* _Stated exercise_
Locate the line that contains "Reproduce this diagram with TikZ." in the entries below, then repeat it and every following line through the line that contains "(ial) at (0,107)", exactly, and no others.

* _Available data_

┏━━

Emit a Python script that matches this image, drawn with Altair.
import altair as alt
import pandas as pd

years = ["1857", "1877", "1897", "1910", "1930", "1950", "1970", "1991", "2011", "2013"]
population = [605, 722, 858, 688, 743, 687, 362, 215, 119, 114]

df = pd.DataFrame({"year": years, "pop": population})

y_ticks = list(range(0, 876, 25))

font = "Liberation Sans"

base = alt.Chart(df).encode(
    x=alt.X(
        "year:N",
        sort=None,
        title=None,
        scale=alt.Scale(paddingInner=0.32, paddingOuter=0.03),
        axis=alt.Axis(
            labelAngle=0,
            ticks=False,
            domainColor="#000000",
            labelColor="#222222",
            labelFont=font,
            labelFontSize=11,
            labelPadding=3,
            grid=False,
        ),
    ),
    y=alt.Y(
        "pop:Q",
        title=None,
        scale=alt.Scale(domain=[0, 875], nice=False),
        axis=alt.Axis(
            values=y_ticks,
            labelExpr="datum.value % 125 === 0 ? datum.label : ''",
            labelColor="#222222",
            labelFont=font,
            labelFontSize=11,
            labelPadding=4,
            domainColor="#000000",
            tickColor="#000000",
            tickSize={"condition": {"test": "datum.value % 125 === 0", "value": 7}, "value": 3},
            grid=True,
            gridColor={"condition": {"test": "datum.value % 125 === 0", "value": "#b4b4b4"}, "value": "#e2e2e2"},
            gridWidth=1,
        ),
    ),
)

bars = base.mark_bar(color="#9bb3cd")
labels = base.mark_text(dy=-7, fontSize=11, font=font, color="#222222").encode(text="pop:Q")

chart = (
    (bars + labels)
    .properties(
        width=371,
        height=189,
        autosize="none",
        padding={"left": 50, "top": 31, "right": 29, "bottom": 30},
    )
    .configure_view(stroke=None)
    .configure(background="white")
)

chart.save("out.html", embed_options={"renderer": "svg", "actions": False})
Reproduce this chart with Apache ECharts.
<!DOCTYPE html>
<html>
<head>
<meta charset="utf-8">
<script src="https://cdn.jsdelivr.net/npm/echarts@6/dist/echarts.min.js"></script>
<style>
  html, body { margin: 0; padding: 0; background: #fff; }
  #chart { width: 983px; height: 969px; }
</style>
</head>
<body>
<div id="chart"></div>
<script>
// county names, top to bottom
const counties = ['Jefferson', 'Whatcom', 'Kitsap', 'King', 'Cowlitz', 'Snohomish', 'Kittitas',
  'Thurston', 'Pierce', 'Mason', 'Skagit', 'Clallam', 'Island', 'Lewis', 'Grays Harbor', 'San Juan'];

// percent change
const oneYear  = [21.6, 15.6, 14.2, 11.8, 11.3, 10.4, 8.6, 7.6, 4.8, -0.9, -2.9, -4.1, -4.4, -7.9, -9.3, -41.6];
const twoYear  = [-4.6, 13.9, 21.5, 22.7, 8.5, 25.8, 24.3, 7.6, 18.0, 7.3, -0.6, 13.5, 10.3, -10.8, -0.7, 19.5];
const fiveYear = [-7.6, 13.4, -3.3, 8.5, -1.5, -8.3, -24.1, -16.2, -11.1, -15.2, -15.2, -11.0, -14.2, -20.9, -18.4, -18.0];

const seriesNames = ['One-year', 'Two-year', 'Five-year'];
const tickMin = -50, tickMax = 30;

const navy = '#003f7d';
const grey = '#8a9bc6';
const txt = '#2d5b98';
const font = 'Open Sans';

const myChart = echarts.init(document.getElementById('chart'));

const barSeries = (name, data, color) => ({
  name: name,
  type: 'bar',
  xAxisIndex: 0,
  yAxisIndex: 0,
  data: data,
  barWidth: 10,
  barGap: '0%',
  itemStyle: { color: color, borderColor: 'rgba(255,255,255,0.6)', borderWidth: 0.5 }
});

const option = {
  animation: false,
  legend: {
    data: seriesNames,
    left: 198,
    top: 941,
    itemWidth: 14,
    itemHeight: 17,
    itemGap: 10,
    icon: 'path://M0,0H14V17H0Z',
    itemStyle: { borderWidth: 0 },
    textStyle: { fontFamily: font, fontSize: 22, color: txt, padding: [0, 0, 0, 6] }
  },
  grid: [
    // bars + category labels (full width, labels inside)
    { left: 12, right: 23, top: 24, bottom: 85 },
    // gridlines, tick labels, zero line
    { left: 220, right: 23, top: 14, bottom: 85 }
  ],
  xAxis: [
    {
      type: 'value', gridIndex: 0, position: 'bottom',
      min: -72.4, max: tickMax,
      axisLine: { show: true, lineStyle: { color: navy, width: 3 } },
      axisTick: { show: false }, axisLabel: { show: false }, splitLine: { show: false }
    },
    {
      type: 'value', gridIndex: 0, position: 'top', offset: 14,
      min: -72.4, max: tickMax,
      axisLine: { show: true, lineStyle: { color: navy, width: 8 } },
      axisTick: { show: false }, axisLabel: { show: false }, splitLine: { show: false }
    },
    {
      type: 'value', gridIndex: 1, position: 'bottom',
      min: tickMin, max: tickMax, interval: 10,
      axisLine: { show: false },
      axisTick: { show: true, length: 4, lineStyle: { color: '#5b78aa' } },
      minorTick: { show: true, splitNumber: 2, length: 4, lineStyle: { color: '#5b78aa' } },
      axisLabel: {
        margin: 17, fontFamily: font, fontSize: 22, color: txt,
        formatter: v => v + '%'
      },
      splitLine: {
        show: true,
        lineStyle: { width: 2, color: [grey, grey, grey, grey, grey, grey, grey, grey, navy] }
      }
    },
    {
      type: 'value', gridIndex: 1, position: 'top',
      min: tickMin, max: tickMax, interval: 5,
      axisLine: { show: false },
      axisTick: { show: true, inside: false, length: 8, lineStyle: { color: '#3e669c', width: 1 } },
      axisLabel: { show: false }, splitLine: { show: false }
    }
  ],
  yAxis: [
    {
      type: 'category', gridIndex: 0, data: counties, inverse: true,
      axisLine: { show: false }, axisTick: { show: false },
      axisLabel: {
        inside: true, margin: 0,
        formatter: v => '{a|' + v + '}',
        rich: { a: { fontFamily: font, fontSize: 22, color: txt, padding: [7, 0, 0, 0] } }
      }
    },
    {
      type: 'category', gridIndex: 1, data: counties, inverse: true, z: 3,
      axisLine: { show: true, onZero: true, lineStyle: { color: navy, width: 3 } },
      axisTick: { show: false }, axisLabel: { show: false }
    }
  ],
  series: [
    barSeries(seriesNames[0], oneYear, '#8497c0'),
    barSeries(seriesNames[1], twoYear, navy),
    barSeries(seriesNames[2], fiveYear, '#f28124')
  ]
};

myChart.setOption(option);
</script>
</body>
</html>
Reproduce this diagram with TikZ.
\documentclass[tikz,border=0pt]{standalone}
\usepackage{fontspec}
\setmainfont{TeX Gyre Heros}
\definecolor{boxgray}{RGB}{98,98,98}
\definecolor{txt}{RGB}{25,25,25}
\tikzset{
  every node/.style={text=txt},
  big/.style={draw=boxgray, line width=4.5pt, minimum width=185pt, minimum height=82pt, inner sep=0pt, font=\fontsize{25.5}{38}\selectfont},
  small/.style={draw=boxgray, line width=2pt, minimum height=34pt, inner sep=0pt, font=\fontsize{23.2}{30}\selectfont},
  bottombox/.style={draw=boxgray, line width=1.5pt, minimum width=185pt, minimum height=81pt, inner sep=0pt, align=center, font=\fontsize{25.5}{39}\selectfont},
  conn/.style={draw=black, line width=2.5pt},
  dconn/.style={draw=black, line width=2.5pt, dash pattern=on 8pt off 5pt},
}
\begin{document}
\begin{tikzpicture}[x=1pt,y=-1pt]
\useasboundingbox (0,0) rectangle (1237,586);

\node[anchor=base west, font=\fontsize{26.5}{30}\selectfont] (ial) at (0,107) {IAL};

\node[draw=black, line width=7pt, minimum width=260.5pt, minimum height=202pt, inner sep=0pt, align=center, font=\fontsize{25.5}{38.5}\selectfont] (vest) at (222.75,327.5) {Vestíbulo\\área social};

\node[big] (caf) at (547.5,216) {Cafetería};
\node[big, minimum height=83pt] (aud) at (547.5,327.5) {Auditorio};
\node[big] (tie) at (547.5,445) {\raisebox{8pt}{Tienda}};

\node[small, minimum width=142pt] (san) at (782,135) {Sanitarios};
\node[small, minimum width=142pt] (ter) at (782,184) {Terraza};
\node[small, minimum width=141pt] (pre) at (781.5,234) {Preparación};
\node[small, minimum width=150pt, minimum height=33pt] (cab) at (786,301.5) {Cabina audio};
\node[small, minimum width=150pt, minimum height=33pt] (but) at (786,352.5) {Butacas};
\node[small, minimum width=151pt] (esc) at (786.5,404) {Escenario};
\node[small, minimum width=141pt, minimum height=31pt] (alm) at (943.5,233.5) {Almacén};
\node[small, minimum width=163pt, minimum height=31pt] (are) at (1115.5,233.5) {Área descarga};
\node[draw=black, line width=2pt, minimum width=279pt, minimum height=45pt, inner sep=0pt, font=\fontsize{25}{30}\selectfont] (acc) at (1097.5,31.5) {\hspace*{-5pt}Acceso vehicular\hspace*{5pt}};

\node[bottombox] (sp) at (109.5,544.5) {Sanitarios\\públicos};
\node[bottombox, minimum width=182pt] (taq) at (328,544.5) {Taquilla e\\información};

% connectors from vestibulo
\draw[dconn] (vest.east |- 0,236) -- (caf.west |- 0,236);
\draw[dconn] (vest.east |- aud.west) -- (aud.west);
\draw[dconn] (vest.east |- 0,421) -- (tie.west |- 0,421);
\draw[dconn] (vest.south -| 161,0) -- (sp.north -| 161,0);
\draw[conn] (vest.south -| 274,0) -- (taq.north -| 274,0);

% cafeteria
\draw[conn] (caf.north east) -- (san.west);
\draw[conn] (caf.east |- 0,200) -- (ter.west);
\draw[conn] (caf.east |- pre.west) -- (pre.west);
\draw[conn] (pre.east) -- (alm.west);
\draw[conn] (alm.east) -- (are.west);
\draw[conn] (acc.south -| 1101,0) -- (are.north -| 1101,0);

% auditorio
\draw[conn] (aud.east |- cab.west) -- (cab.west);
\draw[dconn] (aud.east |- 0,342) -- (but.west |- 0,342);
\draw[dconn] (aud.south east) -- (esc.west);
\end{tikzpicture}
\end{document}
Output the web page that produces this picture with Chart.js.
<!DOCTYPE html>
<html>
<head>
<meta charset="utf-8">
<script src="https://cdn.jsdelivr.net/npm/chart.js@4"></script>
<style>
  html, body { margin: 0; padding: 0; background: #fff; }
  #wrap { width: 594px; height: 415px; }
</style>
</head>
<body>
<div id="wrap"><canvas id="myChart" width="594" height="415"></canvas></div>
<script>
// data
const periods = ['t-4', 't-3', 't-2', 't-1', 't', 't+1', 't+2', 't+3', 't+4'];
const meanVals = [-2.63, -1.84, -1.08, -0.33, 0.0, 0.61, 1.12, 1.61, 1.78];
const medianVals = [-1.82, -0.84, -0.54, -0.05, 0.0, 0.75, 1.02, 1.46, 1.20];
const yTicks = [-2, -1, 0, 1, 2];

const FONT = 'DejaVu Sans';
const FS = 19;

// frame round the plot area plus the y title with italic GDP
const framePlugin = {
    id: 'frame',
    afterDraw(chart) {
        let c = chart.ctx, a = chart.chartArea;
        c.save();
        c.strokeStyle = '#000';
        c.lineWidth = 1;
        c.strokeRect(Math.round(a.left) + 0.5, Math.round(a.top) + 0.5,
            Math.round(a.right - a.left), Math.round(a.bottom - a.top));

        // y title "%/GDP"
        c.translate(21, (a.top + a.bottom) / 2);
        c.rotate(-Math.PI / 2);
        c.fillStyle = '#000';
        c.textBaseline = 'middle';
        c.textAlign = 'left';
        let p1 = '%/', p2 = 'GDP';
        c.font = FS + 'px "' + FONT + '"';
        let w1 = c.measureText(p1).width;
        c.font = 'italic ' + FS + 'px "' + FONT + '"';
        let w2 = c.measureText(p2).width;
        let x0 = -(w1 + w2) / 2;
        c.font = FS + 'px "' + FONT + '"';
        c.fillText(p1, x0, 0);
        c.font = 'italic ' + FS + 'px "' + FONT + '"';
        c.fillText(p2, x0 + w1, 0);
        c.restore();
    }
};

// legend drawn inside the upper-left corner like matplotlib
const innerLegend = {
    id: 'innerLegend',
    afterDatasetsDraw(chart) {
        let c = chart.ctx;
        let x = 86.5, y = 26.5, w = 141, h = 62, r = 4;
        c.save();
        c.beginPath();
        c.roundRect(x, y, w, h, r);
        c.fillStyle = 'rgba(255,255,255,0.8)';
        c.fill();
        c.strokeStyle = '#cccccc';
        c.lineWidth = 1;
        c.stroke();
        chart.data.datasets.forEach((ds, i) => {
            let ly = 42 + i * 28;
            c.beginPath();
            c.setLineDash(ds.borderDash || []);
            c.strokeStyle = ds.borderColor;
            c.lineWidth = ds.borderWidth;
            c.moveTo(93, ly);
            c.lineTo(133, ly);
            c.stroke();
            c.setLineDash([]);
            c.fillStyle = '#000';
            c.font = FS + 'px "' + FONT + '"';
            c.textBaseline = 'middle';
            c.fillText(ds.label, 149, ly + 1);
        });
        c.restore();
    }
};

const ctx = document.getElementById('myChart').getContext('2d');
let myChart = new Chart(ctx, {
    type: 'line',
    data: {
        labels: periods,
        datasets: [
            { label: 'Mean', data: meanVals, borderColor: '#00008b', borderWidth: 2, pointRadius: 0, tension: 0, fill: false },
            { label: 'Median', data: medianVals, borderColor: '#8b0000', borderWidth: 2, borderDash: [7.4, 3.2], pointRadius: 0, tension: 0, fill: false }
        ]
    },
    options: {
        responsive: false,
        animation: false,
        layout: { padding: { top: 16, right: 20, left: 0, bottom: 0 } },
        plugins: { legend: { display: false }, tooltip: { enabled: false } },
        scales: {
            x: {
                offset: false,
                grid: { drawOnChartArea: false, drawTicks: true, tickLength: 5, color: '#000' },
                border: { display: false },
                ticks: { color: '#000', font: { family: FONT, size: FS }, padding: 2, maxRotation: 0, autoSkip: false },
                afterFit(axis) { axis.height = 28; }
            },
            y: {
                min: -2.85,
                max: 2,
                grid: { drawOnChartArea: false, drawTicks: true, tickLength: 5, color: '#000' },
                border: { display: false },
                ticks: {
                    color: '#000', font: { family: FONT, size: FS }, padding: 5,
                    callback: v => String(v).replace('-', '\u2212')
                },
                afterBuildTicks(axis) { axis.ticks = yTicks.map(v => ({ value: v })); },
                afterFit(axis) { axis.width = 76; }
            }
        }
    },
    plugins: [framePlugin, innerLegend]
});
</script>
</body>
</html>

┗━━

* _Solution for this exercise_
Reproduce this diagram with TikZ.
\documentclass[tikz,border=0pt]{standalone}
\usepackage{fontspec}
\setmainfont{TeX Gyre Heros}
\definecolor{boxgray}{RGB}{98,98,98}
\definecolor{txt}{RGB}{25,25,25}
\tikzset{
  every node/.style={text=txt},
  big/.style={draw=boxgray, line width=4.5pt, minimum width=185pt, minimum height=82pt, inner sep=0pt, font=\fontsize{25.5}{38}\selectfont},
  small/.style={draw=boxgray, line width=2pt, minimum height=34pt, inner sep=0pt, font=\fontsize{23.2}{30}\selectfont},
  bottombox/.style={draw=boxgray, line width=1.5pt, minimum width=185pt, minimum height=81pt, inner sep=0pt, align=center, font=\fontsize{25.5}{39}\selectfont},
  conn/.style={draw=black, line width=2.5pt},
  dconn/.style={draw=black, line width=2.5pt, dash pattern=on 8pt off 5pt},
}
\begin{document}
\begin{tikzpicture}[x=1pt,y=-1pt]
\useasboundingbox (0,0) rectangle (1237,586);

\node[anchor=base west, font=\fontsize{26.5}{30}\selectfont] (ial) at (0,107) {IAL};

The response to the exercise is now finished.